## Requirements
Set down all of the data that follows word for word, without the images.

========================================

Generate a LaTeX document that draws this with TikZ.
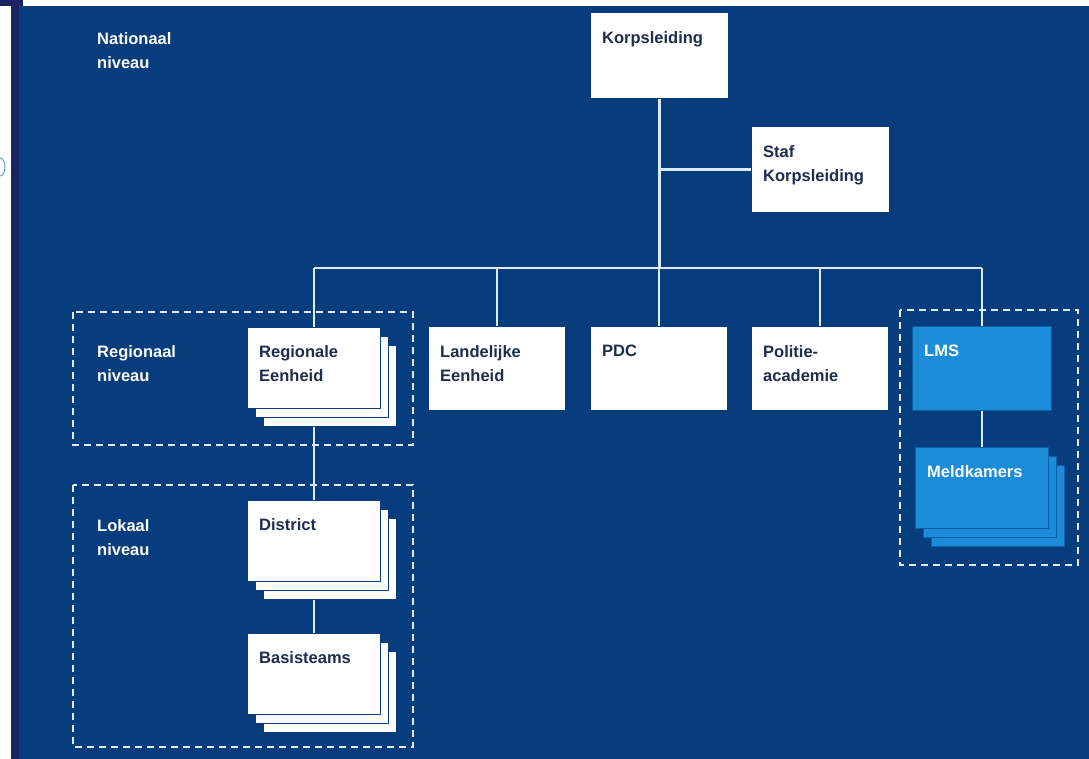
\documentclass[tikz,border=0pt]{standalone}
\usepackage{fontspec}
\setmainfont{Liberation Sans}
\usetikzlibrary{shadows,backgrounds}

\definecolor{polblue}{HTML}{083D7D}
\definecolor{edgenavy}{HTML}{1B2463}
\definecolor{ink}{HTML}{1E2D4D}
\definecolor{lmsblue}{HTML}{1C8CD8}
\definecolor{lmsedge}{HTML}{0B5FA6}
\definecolor{wire}{HTML}{DDEAF7}

\tikzset{
  orgbox/.style={draw=polblue, line width=1pt, fill=white, anchor=north west,
    inner sep=0pt, minimum width=137pt, minimum height=84pt},
  stackbox/.style={orgbox, minimum width=133pt, minimum height=81pt,
    double copy shadow={shadow xshift=8pt, shadow yshift=-9pt}},
  lmsbox/.style={orgbox, fill=lmsblue, draw=lmsedge},
  boxtext/.style={anchor=north west, align=left, inner sep=0pt, text=ink,
    font=\bfseries\fontsize{16.5}{24.5}\selectfont},
  leveltext/.style={boxtext, text=white},
  zone/.style={draw=wire, line width=2.8pt, dash pattern=on 7pt off 5pt},
  link/.style={draw=wire, line width=2.5pt}
}

\begin{document}
\begin{tikzpicture}[x=1pt,y=-1pt]
\useasboundingbox (0,0) rectangle (1089,759);

% page edge and background
\begin{scope}[on background layer]
  \fill[white] (0,0) rectangle (1089,759);
  \fill[polblue] (19,6) rectangle (1089,759);
  \fill[edgenavy] (11,0) rectangle (19,759);
  \fill[edgenavy] (0,0) rectangle (23,6);
  \draw[lmsedge!60, line width=1pt] (0,158) arc (90:-90:5pt and 9pt);
\end{scope}

% levels
\node[leveltext] (natlvl) at (97,32) {Nationaal\\niveau};
\node[leveltext] (reglvl) at (97,345) {Regionaal\\niveau};
\node[leveltext] (loklvl) at (97,519) {Lokaal\\niveau};

\draw[zone] (73,312) rectangle (413,445);
\draw[zone] (73,485) rectangle (413,747);
\draw[zone] (900,310) rectangle (1078,565);

% national
\node[orgbox, minimum width=138pt, minimum height=86pt] (korps) at (590,12) {};
\node[orgbox, minimum width=138pt, minimum height=86pt] (staf) at (751,126) {};

% units
\node[stackbox] (reg) at (247,327) {};
\node[orgbox] (land) at (428,326) {};
\node[orgbox] (pdc) at (590,326) {};
\node[orgbox] (pol) at (751,326) {};
\node[lmsbox, minimum width=139pt] (lms) at (912,326) {};

% local
\node[stackbox] (district) at (247,500) {};
\node[stackbox] (basis) at (247,633) {};
\node[stackbox, fill=lmsblue, draw=lmsedge] (meld) at (915,447) {};

% texts
\node[boxtext] (korpst) at ([shift={(12,19)}]korps.north west) {Korpsleiding};
\node[boxtext] (staft) at ([shift={(12,19)}]staf.north west) {Staf\\Korpsleiding};
\node[boxtext] (regt) at ([shift={(12,18)}]reg.north west) {Regionale\\Eenheid};
\node[boxtext] (landt) at ([shift={(12,19)}]land.north west) {Landelijke\\Eenheid};
\node[boxtext] (pdct) at ([shift={(12,19)}]pdc.north west) {PDC};
\node[boxtext] (polt) at ([shift={(12,19)}]pol.north west) {Politie-\\academie};
\node[leveltext] (lmst) at ([shift={(12,19)}]lms.north west) {LMS};
\node[boxtext] (distt) at ([shift={(12,18)}]district.north west) {District};
\node[boxtext] (basist) at ([shift={(12,18)}]basis.north west) {Basisteams};
\node[leveltext] (meldt) at ([shift={(12,18)}]meld.north west) {Meldkamers};

% connectors
\coordinate (bus) at (0,268);
\begin{scope}[on background layer]
  \draw[link] (korps.south) -- (korps.south |- bus);
  \draw[link] (staf.west) -- (staf.west -| korps.south);
  \draw[link] (reg.north |- bus) -- (lms.north |- bus);
  \foreach \unit in {reg,land,pdc,pol,lms}
    \draw[link] (\unit.north |- bus) -- (\unit.north);
  \draw[link] (reg.south) -- (district.north);
  \draw[link] (district.south) -- (basis.north);
  \draw[link] (lms.south) -- (meld.north);
\end{scope}

\end{tikzpicture}
\end{document}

========================================

## Reply to the task
Generate a LaTeX document that draws this with TikZ.
\documentclass[tikz,border=0pt]{standalone}
\usepackage{fontspec}
\setmainfont{Liberation Sans}
\usetikzlibrary{shadows,backgrounds}

\definecolor{polblue}{HTML}{083D7D}
\definecolor{edgenavy}{HTML}{1B2463}
\definecolor{ink}{HTML}{1E2D4D}
\definecolor{lmsblue}{HTML}{1C8CD8}
\definecolor{lmsedge}{HTML}{0B5FA6}
\definecolor{wire}{HTML}{DDEAF7}

\tikzset{
  orgbox/.style={draw=polblue, line width=1pt, fill=white, anchor=north west,
    inner sep=0pt, minimum width=137pt, minimum height=84pt},
  stackbox/.style={orgbox, minimum width=133pt, minimum height=81pt,
    double copy shadow={shadow xshift=8pt, shadow yshift=-9pt}},
  lmsbox/.style={orgbox, fill=lmsblue, draw=lmsedge},
  boxtext/.style={anchor=north west, align=left, inner sep=0pt, text=ink,
    font=\bfseries\fontsize{16.5}{24.5}\selectfont},
  leveltext/.style={boxtext, text=white},
  zone/.style={draw=wire, line width=2.8pt, dash pattern=on 7pt off 5pt},
  link/.style={draw=wire, line width=2.5pt}
}

\begin{document}
\begin{tikzpicture}[x=1pt,y=-1pt]
\useasboundingbox (0,0) rectangle (1089,759);

% page edge and background
\begin{scope}[on background layer]
  \fill[white] (0,0) rectangle (1089,759);
  \fill[polblue] (19,6) rectangle (1089,759);
  \fill[edgenavy] (11,0) rectangle (19,759);
  \fill[edgenavy] (0,0) rectangle (23,6);
  \draw[lmsedge!60, line width=1pt] (0,158) arc (90:-90:5pt and 9pt);
\end{scope}

% levels
\node[leveltext] (natlvl) at (97,32) {Nationaal\\niveau};
\node[leveltext] (reglvl) at (97,345) {Regionaal\\niveau};
\node[leveltext] (loklvl) at (97,519) {Lokaal\\niveau};

\draw[zone] (73,312) rectangle (413,445);
\draw[zone] (73,485) rectangle (413,747);
\draw[zone] (900,310) rectangle (1078,565);

% national
\node[orgbox, minimum width=138pt, minimum height=86pt] (korps) at (590,12) {};
\node[orgbox, minimum width=138pt, minimum height=86pt] (staf) at (751,126) {};

% units
\node[stackbox] (reg) at (247,327) {};
\node[orgbox] (land) at (428,326) {};
\node[orgbox] (pdc) at (590,326) {};
\node[orgbox] (pol) at (751,326) {};
\node[lmsbox, minimum width=139pt] (lms) at (912,326) {};

% local
\node[stackbox] (district) at (247,500) {};
\node[stackbox] (basis) at (247,633) {};
\node[stackbox, fill=lmsblue, draw=lmsedge] (meld) at (915,447) {};

% texts
\node[boxtext] (korpst) at ([shift={(12,19)}]korps.north west) {Korpsleiding};
\node[boxtext] (staft) at ([shift={(12,19)}]staf.north west) {Staf\\Korpsleiding};
\node[boxtext] (regt) at ([shift={(12,18)}]reg.north west) {Regionale\\Eenheid};
\node[boxtext] (landt) at ([shift={(12,19)}]land.north west) {Landelijke\\Eenheid};
\node[boxtext] (pdct) at ([shift={(12,19)}]pdc.north west) {PDC};
\node[boxtext] (polt) at ([shift={(12,19)}]pol.north west) {Politie-\\academie};
\node[leveltext] (lmst) at ([shift={(12,19)}]lms.north west) {LMS};
\node[boxtext] (distt) at ([shift={(12,18)}]district.north west) {District};
\node[boxtext] (basist) at ([shift={(12,18)}]basis.north west) {Basisteams};
\node[leveltext] (meldt) at ([shift={(12,18)}]meld.north west) {Meldkamers};

% connectors
\coordinate (bus) at (0,268);
\begin{scope}[on background layer]
  \draw[link] (korps.south) -- (korps.south |- bus);
  \draw[link] (staf.west) -- (staf.west -| korps.south);
  \draw[link] (reg.north |- bus) -- (lms.north |- bus);
  \foreach \unit in {reg,land,pdc,pol,lms}
    \draw[link] (\unit.north |- bus) -- (\unit.north);
  \draw[link] (reg.south) -- (district.north);
  \draw[link] (district.south) -- (basis.north);
  \draw[link] (lms.south) -- (meld.north);
\end{scope}

\end{tikzpicture}
\end{document}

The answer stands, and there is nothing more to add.